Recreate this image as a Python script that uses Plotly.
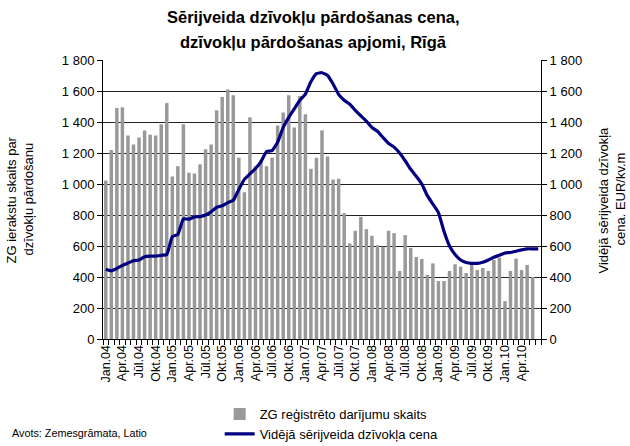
import plotly.graph_objects as go

months = [
    "Jan.04", "Feb.04", "Mar.04", "Apr.04", "Mai.04", "Jūn.04", "Jūl.04", "Aug.04", "Sep.04", "Okt.04", "Nov.04", "Dec.04",
    "Jan.05", "Feb.05", "Mar.05", "Apr.05", "Mai.05", "Jūn.05", "Jūl.05", "Aug.05", "Sep.05", "Okt.05", "Nov.05", "Dec.05",
    "Jan.06", "Feb.06", "Mar.06", "Apr.06", "Mai.06", "Jūn.06", "Jūl.06", "Aug.06", "Sep.06", "Okt.06", "Nov.06", "Dec.06",
    "Jan.07", "Feb.07", "Mar.07", "Apr.07", "Mai.07", "Jūn.07", "Jūl.07", "Aug.07", "Sep.07", "Okt.07", "Nov.07", "Dec.07",
    "Jan.08", "Feb.08", "Mar.08", "Apr.08", "Mai.08", "Jūn.08", "Jūl.08", "Aug.08", "Sep.08", "Okt.08", "Nov.08", "Dec.08",
    "Jan.09", "Feb.09", "Mar.09", "Apr.09", "Mai.09", "Jūn.09", "Jūl.09", "Aug.09", "Sep.09", "Okt.09", "Nov.09", "Dec.09",
    "Jan.10", "Feb.10", "Mar.10", "Apr.10", "Mai.10", "Jūn.10", "Jūl.10",
]

deals = [
    1022, 1220, 1490, 1495, 1313, 1255, 1300, 1345, 1318, 1313, 1385, 1522,
    1048, 1115, 1385, 1073, 1068, 1127, 1224, 1255, 1476, 1562, 1610, 1573,
    1170, 946, 1430, 1114, 1153, 1114, 1170, 1378, 1461, 1573, 1365, 1567,
    1450, 1098, 1170, 1346, 1178, 1029, 1034, 812, 617, 698, 788, 709,
    666, 605, 596, 698, 683, 439, 670, 588, 529, 516, 413, 488,
    374, 374, 439, 482, 467, 426, 482, 445, 458, 439, 510, 525,
    244, 439, 519, 445, 478, 400,
]

price = [
    450, 440, 455, 475, 490, 505, 510, 530, 535, 535, 540, 545,
    660, 675, 775, 773, 788, 790, 800, 820, 850, 860, 880, 895,
    965, 1030, 1065, 1100, 1145, 1210, 1215, 1270, 1365, 1430, 1485, 1540,
    1580, 1660, 1712, 1718, 1700, 1645, 1578, 1540, 1515, 1475, 1440, 1405,
    1365, 1340, 1300, 1262, 1238, 1200, 1150, 1095, 1050, 1000, 925, 870,
    815, 695, 600, 545, 510, 493, 488, 488, 495, 510, 528, 540,
    555, 558, 566, 575, 582, 582, 582,
]

x_tick_labels = [
    "Jan.04", "Apr.04", "Jūl.04", "Okt.04", "Jan.05", "Apr.05", "Jūl.05", "Okt.05",
    "Jan.06", "Apr.06", "Jūl.06", "Okt.06", "Jan.07", "Apr.07", "Jūl.07", "Okt.07",
    "Jan.08", "Apr.08", "Jūl.08", "Okt.08", "Jan.09", "Apr.09", "Jūl.09", "Okt.09",
    "Jan.10", "Apr.10",
]

y_tickvals = [0, 200, 400, 600, 800, 1000, 1200, 1400, 1600, 1800]
y_ticktext = ["0", "200", "400", "600", "800", "1 000", "1 200", "1 400", "1 600", "1 800"]

title_lines = ["Sērijveida dzīvokļu pārdošanas cena,", "dzīvokļu pārdošanas apjomi, Rīgā"]
left_title_lines = ["ZG ierakstu skaits par", "dzīvokļu pārdošanu"]
right_title_lines = ["Vidējā sērijveida dzīvokļa", "cena. EUR/kv.m"]
source_text = "Avots: Zemesgrāmata, Latio"

FONT = "Liberation Sans, Arial, sans-serif"

idx = list(range(len(months)))
x_tickvals = [months.index(lbl) for lbl in x_tick_labels]

fig = go.Figure()
fig.add_trace(go.Bar(
    x=idx[:len(deals)], y=deals, name="ZG reģistrēto darījumu skaits",
    marker=dict(color="#999999", line=dict(width=0)), yaxis="y",
))
fig.add_trace(go.Scatter(
    x=idx, y=price, name="Vidējā sērijveida dzīvokļa cena", mode="lines",
    line=dict(color="#000080", width=3.2, shape="spline", smoothing=0.4), yaxis="y2",
))

axis_common = dict(
    range=[0, 1800], tickvals=y_tickvals, ticktext=y_ticktext,
    ticks="outside", ticklen=5, tickcolor="black",
    showline=True, linecolor="black", linewidth=1, zeroline=False,
    tickfont=dict(size=13, color="black"),
)

def rot_note(text, x):
    return dict(text=text, xref="paper", yref="paper", x=x, y=0.5,
                xanchor="center", yanchor="middle", textangle=-90,
                showarrow=False, font=dict(size=13))

annotations = [
    dict(text="<b>" + title_lines[0] + "</b>", xref="paper", yref="paper",
         x=0.4795, y=1.154, xanchor="center", yanchor="middle",
         showarrow=False, font=dict(size=16.5)),
    dict(text="<b>" + title_lines[1] + "</b>", xref="paper", yref="paper",
         x=0.4795, y=1.0645, xanchor="center", yanchor="middle",
         showarrow=False, font=dict(size=16.5)),
    rot_note(left_title_lines[0], -0.2078),
    rot_note(left_title_lines[1], -0.1712),
    rot_note(right_title_lines[0], 1.1438),
    rot_note(right_title_lines[1], 1.1804),
    dict(text=source_text, xref="paper", yref="paper",
         x=-0.212, y=-0.337, xanchor="left", yanchor="middle",
         showarrow=False, font=dict(size=10.8)),
]

fig.update_layout(
    width=630, height=446, autosize=False,
    margin=dict(l=103, r=89, t=60, b=107, pad=0, autoexpand=False),
    paper_bgcolor="white", plot_bgcolor="white",
    font=dict(family=FONT, color="black", size=13),
    bargap=0.37,
    showlegend=True,
    legend=dict(
        x=0.2664, xanchor="left", y=-0.215, yanchor="top",
        orientation="v", font=dict(size=13), bgcolor="rgba(0,0,0,0)",
        traceorder="normal", tracegroupgap=0,
    ),
    xaxis=dict(
        range=[-0.5, len(months) - 0.5],
        tickmode="array", tickvals=x_tickvals, ticktext=x_tick_labels,
        tickangle=-90, ticks="", showgrid=False, zeroline=False,
        showline=True, linecolor="black", linewidth=1, automargin=False,
        tickfont=dict(size=12.5, color="black"),
        minor=dict(ticks="outside", tickmode="linear", tick0=-0.5, dtick=1,
                   ticklen=5, tickcolor="black", showgrid=False),
    ),
    yaxis=dict(**axis_common, showgrid=True, gridcolor="#222222", gridwidth=1, automargin=False),
    yaxis2=dict(**axis_common, overlaying="y", side="right", showgrid=False, automargin=False),
    annotations=annotations,
)

fig.write_html(
    "out.html",
    config={"displayModeBar": False},
    post_script="document.body.style.margin='0px'; document.body.style.padding='0px';",
)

* * * * * * *

### [What this task involves]
Quote the material in full and exactly; do not carry over its pictures.

### [Reply]
Recreate this image as a Python script that uses Plotly.
import plotly.graph_objects as go

months = [
    "Jan.04", "Feb.04", "Mar.04", "Apr.04", "Mai.04", "Jūn.04", "Jūl.04", "Aug.04", "Sep.04", "Okt.04", "Nov.04", "Dec.04",
    "Jan.05", "Feb.05", "Mar.05", "Apr.05", "Mai.05", "Jūn.05", "Jūl.05", "Aug.05", "Sep.05", "Okt.05", "Nov.05", "Dec.05",
    "Jan.06", "Feb.06", "Mar.06", "Apr.06", "Mai.06", "Jūn.06", "Jūl.06", "Aug.06", "Sep.06", "Okt.06", "Nov.06", "Dec.06",
    "Jan.07", "Feb.07", "Mar.07", "Apr.07", "Mai.07", "Jūn.07", "Jūl.07", "Aug.07", "Sep.07", "Okt.07", "Nov.07", "Dec.07",
    "Jan.08", "Feb.08", "Mar.08", "Apr.08", "Mai.08", "Jūn.08", "Jūl.08", "Aug.08", "Sep.08", "Okt.08", "Nov.08", "Dec.08",
    "Jan.09", "Feb.09", "Mar.09", "Apr.09", "Mai.09", "Jūn.09", "Jūl.09", "Aug.09", "Sep.09", "Okt.09", "Nov.09", "Dec.09",
    "Jan.10", "Feb.10", "Mar.10", "Apr.10", "Mai.10", "Jūn.10", "Jūl.10",
]

deals = [
    1022, 1220, 1490, 1495, 1313, 1255, 1300, 1345, 1318, 1313, 1385, 1522,
    1048, 1115, 1385, 1073, 1068, 1127, 1224, 1255, 1476, 1562, 1610, 1573,
    1170, 946, 1430, 1114, 1153, 1114, 1170, 1378, 1461, 1573, 1365, 1567,
    1450, 1098, 1170, 1346, 1178, 1029, 1034, 812, 617, 698, 788, 709,
    666, 605, 596, 698, 683, 439, 670, 588, 529, 516, 413, 488,
    374, 374, 439, 482, 467, 426, 482, 445, 458, 439, 510, 525,
    244, 439, 519, 445, 478, 400,
]

price = [
    450, 440, 455, 475, 490, 505, 510, 530, 535, 535, 540, 545,
    660, 675, 775, 773, 788, 790, 800, 820, 850, 860, 880, 895,
    965, 1030, 1065, 1100, 1145, 1210, 1215, 1270, 1365, 1430, 1485, 1540,
    1580, 1660, 1712, 1718, 1700, 1645, 1578, 1540, 1515, 1475, 1440, 1405,
    1365, 1340, 1300, 1262, 1238, 1200, 1150, 1095, 1050, 1000, 925, 870,
    815, 695, 600, 545, 510, 493, 488, 488, 495, 510, 528, 540,
    555, 558, 566, 575, 582, 582, 582,
]

x_tick_labels = [
    "Jan.04", "Apr.04", "Jūl.04", "Okt.04", "Jan.05", "Apr.05", "Jūl.05", "Okt.05",
    "Jan.06", "Apr.06", "Jūl.06", "Okt.06", "Jan.07", "Apr.07", "Jūl.07", "Okt.07",
    "Jan.08", "Apr.08", "Jūl.08", "Okt.08", "Jan.09", "Apr.09", "Jūl.09", "Okt.09",
    "Jan.10", "Apr.10",
]

y_tickvals = [0, 200, 400, 600, 800, 1000, 1200, 1400, 1600, 1800]
y_ticktext = ["0", "200", "400", "600", "800", "1 000", "1 200", "1 400", "1 600", "1 800"]

title_lines = ["Sērijveida dzīvokļu pārdošanas cena,", "dzīvokļu pārdošanas apjomi, Rīgā"]
left_title_lines = ["ZG ierakstu skaits par", "dzīvokļu pārdošanu"]
right_title_lines = ["Vidējā sērijveida dzīvokļa", "cena. EUR/kv.m"]
source_text = "Avots: Zemesgrāmata, Latio"

FONT = "Liberation Sans, Arial, sans-serif"

idx = list(range(len(months)))
x_tickvals = [months.index(lbl) for lbl in x_tick_labels]

fig = go.Figure()
fig.add_trace(go.Bar(
    x=idx[:len(deals)], y=deals, name="ZG reģistrēto darījumu skaits",
    marker=dict(color="#999999", line=dict(width=0)), yaxis="y",
))
fig.add_trace(go.Scatter(
    x=idx, y=price, name="Vidējā sērijveida dzīvokļa cena", mode="lines",
    line=dict(color="#000080", width=3.2, shape="spline", smoothing=0.4), yaxis="y2",
))

axis_common = dict(
    range=[0, 1800], tickvals=y_tickvals, ticktext=y_ticktext,
    ticks="outside", ticklen=5, tickcolor="black",
    showline=True, linecolor="black", linewidth=1, zeroline=False,
    tickfont=dict(size=13, color="black"),
)

def rot_note(text, x):
    return dict(text=text, xref="paper", yref="paper", x=x, y=0.5,
                xanchor="center", yanchor="middle", textangle=-90,
                showarrow=False, font=dict(size=13))

annotations = [
    dict(text="<b>" + title_lines[0] + "</b>", xref="paper", yref="paper",
         x=0.4795, y=1.154, xanchor="center", yanchor="middle",
         showarrow=False, font=dict(size=16.5)),
    dict(text="<b>" + title_lines[1] + "</b>", xref="paper", yref="paper",
         x=0.4795, y=1.0645, xanchor="center", yanchor="middle",
         showarrow=False, font=dict(size=16.5)),
    rot_note(left_title_lines[0], -0.2078),
    rot_note(left_title_lines[1], -0.1712),
    rot_note(right_title_lines[0], 1.1438),
    rot_note(right_title_lines[1], 1.1804),
    dict(text=source_text, xref="paper", yref="paper",
         x=-0.212, y=-0.337, xanchor="left", yanchor="middle",
         showarrow=False, font=dict(size=10.8)),
]

fig.update_layout(
    width=630, height=446, autosize=False,
    margin=dict(l=103, r=89, t=60, b=107, pad=0, autoexpand=False),
    paper_bgcolor="white", plot_bgcolor="white",
    font=dict(family=FONT, color="black", size=13),
    bargap=0.37,
    showlegend=True,
    legend=dict(
        x=0.2664, xanchor="left", y=-0.215, yanchor="top",
        orientation="v", font=dict(size=13), bgcolor="rgba(0,0,0,0)",
        traceorder="normal", tracegroupgap=0,
    ),
    xaxis=dict(
        range=[-0.5, len(months) - 0.5],
        tickmode="array", tickvals=x_tickvals, ticktext=x_tick_labels,
        tickangle=-90, ticks="", showgrid=False, zeroline=False,
        showline=True, linecolor="black", linewidth=1, automargin=False,
        tickfont=dict(size=12.5, color="black"),
        minor=dict(ticks="outside", tickmode="linear", tick0=-0.5, dtick=1,
                   ticklen=5, tickcolor="black", showgrid=False),
    ),
    yaxis=dict(**axis_common, showgrid=True, gridcolor="#222222", gridwidth=1, automargin=False),
    yaxis2=dict(**axis_common, overlaying="y", side="right", showgrid=False, automargin=False),
    annotations=annotations,
)

fig.write_html(
    "out.html",
    config={"displayModeBar": False},
    post_script="document.body.style.margin='0px'; document.body.style.padding='0px';",
)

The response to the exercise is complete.